Jussie Smollett is a visible figure, a (former) actor on a popular TV show. He is black, openly gay, vocal about his support for LGBTQ issues. The story of this targeted, explicit, chilling hate crime occupied queer media, social media, and mainstream news for nearly a month. It felt “perfect:” an incident that captured an intersection of race, orientation, political affiliation, in a major American city. It was a visible, volatile, tense flashpoint for a tense, volatile country in a tense, volatile time.

And it was a hoax. A goof. A sweeping piece of performance art that an actor engaged in to gain some publicity and boost his salary. Undoubtedly, Jussie Smollett did an inflaming, selfish, very serious thing that undermined not only the victims of actual hate crimes, but the LGBTQ communities and communities of color that he associated with and spoke for. Jussie Smollett’s stunt may have set these communities back years, and he deserves every ounce of blame and shame set on him.

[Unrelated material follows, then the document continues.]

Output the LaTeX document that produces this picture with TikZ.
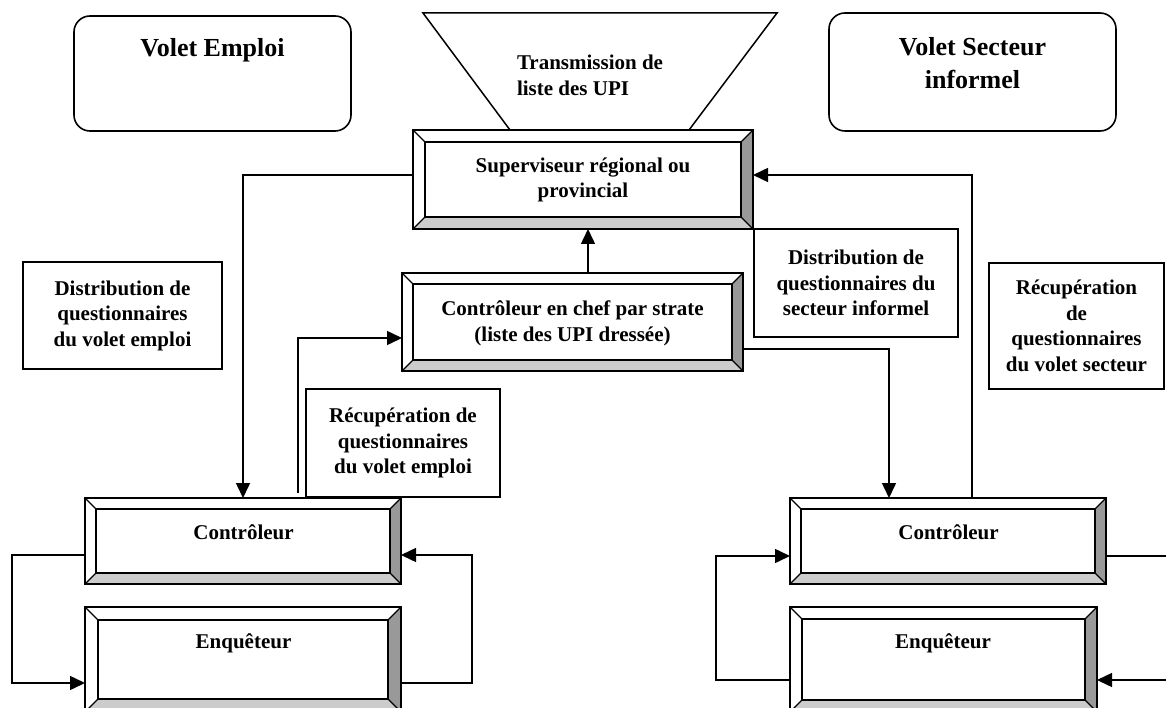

Now that we’ve gotten the question of blame out of our system, we need to ask: what do we do now?

What do we do now that every report of a hate crime against a person of color or a queer person will be met with skepticism and doubt? Victims of real hate crimes, abuses, and assaults are all going to face the familiar stonewall propped up again by this farce: “I don’t believe you.” In the long run, that disbelief and doubt will excuse future hate crimes. “That Jussie Smollett guy faked it; you could be faking it too.”

Two days after Chicago PD detectives reported that Smollett may have staged what he staged, Scott Nevins from NewNowNext said about believing Smollett’s story and not apologizing for believing it: “I come from the school of always believing the victim, whether it be from sexual assault, violent hate crimes, hazing, or bullying, until proven that I shouldn’t. It’s the safest way to ensure we protect real victims.”

That was when allegations of a hoax were fresh. Now, with Smollett arrested, surrendered, charged, and dropped from Empire, should be the time to jettison him from the conversation. The longer we, as a community, continue talking about this story, the worse we will look.

But this whole debacle reveals a vulnerability that’s latent in any community, like a queer community, with a history of being marginalized, victimized, and oppressed. We, as a community, are constantly vigilant for injustice, ready to passionately defend ourselves and our own when we feel it. The fact that Smollett’s stunt garnered the response it did from queer media outlets, this one included, speaks to this.

Nevins isn’t wrong in suggesting we continue to support and believe victims of injustice, big and small, until proven that we shouldn’t. Of course we should listen to victims and support them and seek justice. But we also need to be careful, a little more on guard, and prepared to accept the possibility that we’ve been played. Because the story of Jussie Smollett could embolden more opportunists looking to stoke a fire, and actual committers of hate crimes finding a new excuse.